Though his cheek rested on the top of her head, he traced a finger unerringly along the mark the knife had left on her throat. “Love’s a scary business.”

She turned into him. “Why don’t we terrify each other?”

Her lips were a breath from his when the ’link beeped.

“Ah, damn it, damn it.” She crawled over the bed to answer it.

Eve burst out of the elevator into ICU, strode down the deathly quiet corridor. She hated hospitals more than morgues. She slapped her badge on the counter at the nurses’ station. “I need to see whoever’s in charge. I need to see Moniqua Cline.”

“Dr. Michaels is in with her now. If you’d just wait—”

“In there?” Eve jabbed a finger toward a set of thick glass doors. She was through them before the nurse could do more than let out a piping sound of protest.

She knew who she was looking for. She’d gotten a solid description from the med-tech who’d helped transport the victim into the ER.

She passed a glass-walled room, scanned the bed inside. The woman lying on it looked a hundred and fifty and was tethered to so many machines she no longer looked human.

Give me a full blast, right in the heart, Eve thought, and end my time clean.

In the next room the man was much younger, and cocooned in a thin transparent tent.

She found Moniqua one door down, with the doctor scanning the readout on a monitor while his patient lay white as death and still as stone.

He glanced over with annoyance, and a frown marred the face set off by a natty beard and mustache the color of paprika.

“You’re not allowed in here.”

“Lieutenant Dallas, NYPSD.” She offered her badge. “She’s mine.”

“On the contrary, Lieutenant. She’s mine.”

“Is she going to make it?”

“I can’t say. We’re doing all that can be done.”

“Look, I don’t want the company line. Two other women haven’t made it to the hospital. They went straight to the morgue. MT told me she had a cardiac incident, a bp that hit the cellar, and complications from the OD. I need to know if she’s going to come out of it enough to tell me who put her here.”

“And I can’t tell you. Her heart was damaged. We’re unable to determine as yet if there was brain damage as well. Her vitals are low and weak. She’s in a coma. Her system’s been so compromised by the drugs it’s a minor miracle she was aware enough to call nine-eleven.”

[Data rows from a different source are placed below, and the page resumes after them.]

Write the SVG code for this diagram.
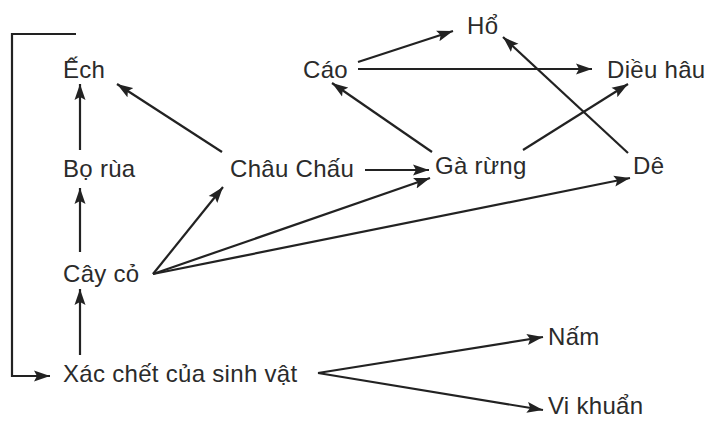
<svg xmlns="http://www.w3.org/2000/svg" width="711" height="421" viewBox="0 0 711 421">
<defs>
<style>
text{font-family:"Liberation Sans",Arial,sans-serif;font-size:24px;letter-spacing:0.3px;fill:#2b2b2b}
.c line,.c polyline{stroke:#222;stroke-width:2.2;fill:none}
</style>
<marker id="a" markerUnits="userSpaceOnUse" markerWidth="18" markerHeight="12" refX="16" refY="6" orient="auto">
<path d="M0,0.5 L16,6 L0,11.5 L3,6 Z" fill="#222"/>
</marker>
</defs>
<rect width="711" height="421" fill="#fff"/>
<g class="c" id="connectors">
<polyline points="76,34 12,34 12,376 50,376" marker-end="url(#a)"/>
<line x1="80" y1="150" x2="80" y2="84" marker-end="url(#a)"/>
<line x1="222" y1="152" x2="117" y2="84" marker-end="url(#a)"/>
<line x1="80" y1="252" x2="80" y2="188" marker-end="url(#a)"/>
<line x1="80" y1="355" x2="80" y2="289" marker-end="url(#a)"/>
<line x1="153" y1="274" x2="223" y2="187" marker-end="url(#a)"/>
<line x1="153" y1="274" x2="430" y2="178" marker-end="url(#a)"/>
<line x1="153" y1="274" x2="630" y2="178" marker-end="url(#a)"/>
<line x1="365" y1="170" x2="429" y2="170" marker-end="url(#a)"/>
<line x1="432" y1="152" x2="332" y2="83" marker-end="url(#a)"/>
<line x1="358" y1="62" x2="453" y2="31" marker-end="url(#a)"/>
<line x1="358" y1="69" x2="592" y2="69" marker-end="url(#a)"/>
<line x1="628" y1="153" x2="503" y2="37" marker-end="url(#a)"/>
<line x1="523" y1="150" x2="628" y2="84" marker-end="url(#a)"/>
<line x1="318" y1="373" x2="543" y2="337" marker-end="url(#a)"/>
<line x1="318" y1="373" x2="543" y2="410" marker-end="url(#a)"/>
</g>
<g id="ech"><text x="63" y="78">Ếch</text></g>
<g id="boRua"><text x="63" y="177">Bọ rùa</text></g>
<g id="cayCo"><text x="63" y="282">Cây cỏ</text></g>
<g id="xacChet"><text x="63" y="382">Xác chết của sinh vật</text></g>
<g id="chauChau"><text x="230" y="177">Châu Chấu</text></g>
<g id="cao"><text x="303" y="78">Cáo</text></g>
<g id="ho"><text x="467" y="34">Hổ</text></g>
<g id="dieuHau"><text x="607" y="78">Diều hâu</text></g>
<g id="gaRung"><text x="435" y="174">Gà rừng</text></g>
<g id="de"><text x="633" y="174">Dê</text></g>
<g id="nam"><text x="548" y="345">Nấm</text></g>
<g id="viKhuan"><text x="548" y="414">Vi khuẩn</text></g>
</svg>
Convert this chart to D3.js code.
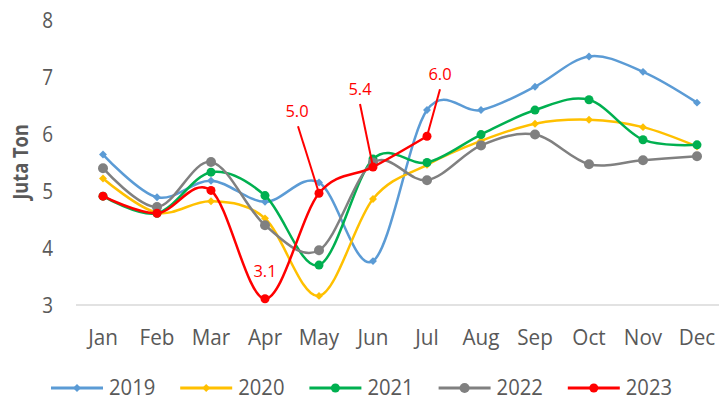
<!DOCTYPE html>
<html lang="en">
<head>
  <meta charset="UTF-8">
  <title>Juta Ton per bulan</title>
  <style>
    body {
      margin: 0;
      padding: 0;
      background-color: #ffffff;
      font-family: "Open Sans", Lato, sans-serif;
    }
    svg text {
      fill: #595959;
    }
  </style>
</head>
<body>
  <div id="chart"></div>

  <script src="https://d3js.org/d3.v7.min.js"></script>
  <script>
    // data (juta ton)
    const months = ['Jan', 'Feb', 'Mar', 'Apr', 'May', 'Jun', 'Jul', 'Aug', 'Sep', 'Oct', 'Nov', 'Dec'];
    const years = ['2019', '2020', '2021', '2022', '2023'];
    const v2019 = [5.64, 4.89, 5.18, 4.81, 5.15, 3.77, 6.42, 6.42, 6.83, 7.36, 7.09, 6.55];
    const v2020 = [5.22, 4.62, 4.82, 4.52, 3.16, 4.86, 5.46, 5.88, 6.18, 6.25, 6.12, 5.78];
    const v2021 = [4.91, 4.61, 5.33, 4.92, 3.70, 5.56, 5.50, 5.99, 6.42, 6.60, 5.90, 5.81];
    const v2022 = [5.40, 4.72, 5.51, 4.40, 3.96, 5.50, 5.19, 5.80, 5.99, 5.47, 5.54, 5.61];
    const v2023 = [4.91, 4.61, 5.01, 3.11, 4.96, 5.42, 5.96];
    const yTicks = [3, 4, 5, 6, 7, 8];
    const labelled2023 = ['Apr', 'May', 'Jun', 'Jul'];

    const width = 719, height = 401;
    const colors = ['#5b9bd5', '#ffc000', '#00b050', '#808080', '#ff0000'];
    const markers = ['diamond', 'diamond', 'circle', 'circle', 'circle'];
    const squash = 0.92; // Calibri-ish text is a little narrower than Open Sans

    const series = [v2019, v2020, v2021, v2022, v2023].map((vals, i) => ({
      name: years[i],
      color: colors[i],
      marker: markers[i],
      points: vals.map((v, j) => ({ month: months[j], value: v }))
    }));

    const svg = d3.select('#chart').append('svg')
      .attr('width', width)
      .attr('height', height);

    const x = d3.scalePoint().domain(months).range([76, 724]).padding(0.5);
    const y = d3.scaleLinear().domain([3, 8]).range([305, 20]);

    // squashed text helper
    function label(g, tx, ty, str, size, anchor, sx) {
      return g.append('text')
        .attr('transform', `translate(${tx},${ty}) scale(${sx || squash},1)`)
        .attr('text-anchor', anchor || 'middle')
        .style('font-size', size + 'px')
        .text(str);
    }

    // baseline
    svg.append('line')
      .attr('x1', 76).attr('x2', width)
      .attr('y1', y(3)).attr('y2', y(3))
      .attr('stroke', '#d9d9d9')
      .attr('stroke-width', 1.5);

    // y tick labels
    const yAxis = svg.append('g');
    yTicks.forEach(t => label(yAxis, 53, y(t) + 7.5, d3.format('d')(t), 21, 'end', 0.9));

    // x tick labels
    const xAxis = svg.append('g');
    months.forEach(m => label(xAxis, x(m), 345, m, 22, 'middle', 0.94));

    // axis title
    svg.append('text')
      .attr('transform', 'translate(28,162) rotate(-90) scale(0.87,1)')
      .attr('text-anchor', 'middle')
      .style('font-size', '21px')
      .style('font-weight', 'bold')
      .text('Juta Ton');

    const line = d3.line()
      .x(d => x(d.month))
      .y(d => y(d.value))
      .curve(d3.curveCardinal.tension(0));

    const diamond = d3.symbol().type(d3.symbolDiamond2).size(40);

    function drawMarker(g, s, cx, cy) {
      if (s.marker === 'diamond') {
        g.append('path')
          .attr('d', diamond())
          .attr('transform', `translate(${cx},${cy})`)
          .attr('fill', s.color);
      } else {
        g.append('circle')
          .attr('cx', cx).attr('cy', cy)
          .attr('r', s.name === '2022' ? 5 : 4.5)
          .attr('fill', s.color);
      }
    }

    // lines + markers
    series.forEach(s => {
      const g = svg.append('g');
      g.append('path')
        .datum(s.points)
        .attr('d', line)
        .attr('fill', 'none')
        .attr('stroke', s.color)
        .attr('stroke-width', 2.5);
      s.points.forEach(p => drawMarker(g, s, x(p.month), y(p.value)));
    });

    // data labels for 2023 (offsets from the point, leader start offset)
    const labelOffsets = {
      Apr: { dx: 0, dy: -22, lx: null },
      May: { dx: -22, dy: -76, lx: -21, ly: -67 },
      Jun: { dx: -13, dy: -72, lx: -13, ly: -63 },
      Jul: { dx: 13, dy: -56, lx: 13, ly: -47 }
    };
    const red = series[4];
    const annot = svg.append('g');
    red.points.filter(p => labelled2023.includes(p.month)).forEach(p => {
      const o = labelOffsets[p.month];
      const px = x(p.month), py = y(p.value);
      if (o.lx !== null) {
        annot.append('line')
          .attr('x1', px + o.lx).attr('y1', py + o.ly)
          .attr('x2', px).attr('y2', py)
          .attr('stroke', red.color)
          .attr('stroke-width', 2);
      }
      label(annot, px + o.dx, py + o.dy, d3.format('.1f')(p.value), 16.5, 'middle', 1)
        .style('fill', red.color);
    });

    // legend
    const legend = svg.append('g');
    series.forEach((s, i) => {
      const lx = 51 + i * 129.2;
      const ly = 388;
      legend.append('line')
        .attr('x1', lx).attr('x2', lx + 52)
        .attr('y1', ly).attr('y2', ly)
        .attr('stroke', s.color)
        .attr('stroke-width', 3);
      drawMarker(legend, s, lx + 26, ly);
      label(legend, lx + 58, 394.5, s.name, 22, 'start', 0.92);
    });
  </script>
</body>
</html>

“But she did, and I say that makes her tough.” She looked down at Moniqua, willed her to consciousness. “The drugs were administered without her knowledge. Are you aware of that?”

“That hasn’t been confirmed, but I’ve heard the media reports on the two murders.”

“He doused her with the two illegals, then he raped her. I need someone in here with a rape kit.”

“I’ll have one of the

physician’s assistants take care of it.”

“I need a police rep, too, to collect whatever evidence she’s got in her.”

“I know the drill,” Michaels said with a snap of impatience in his voice. “Get your rep, get your evidence. That’s not my concern. Keeping her alive is.”

“And mine is pinning the son of a bitch who put her here. That doesn’t make her less to me. You’ve examined her? Personally?”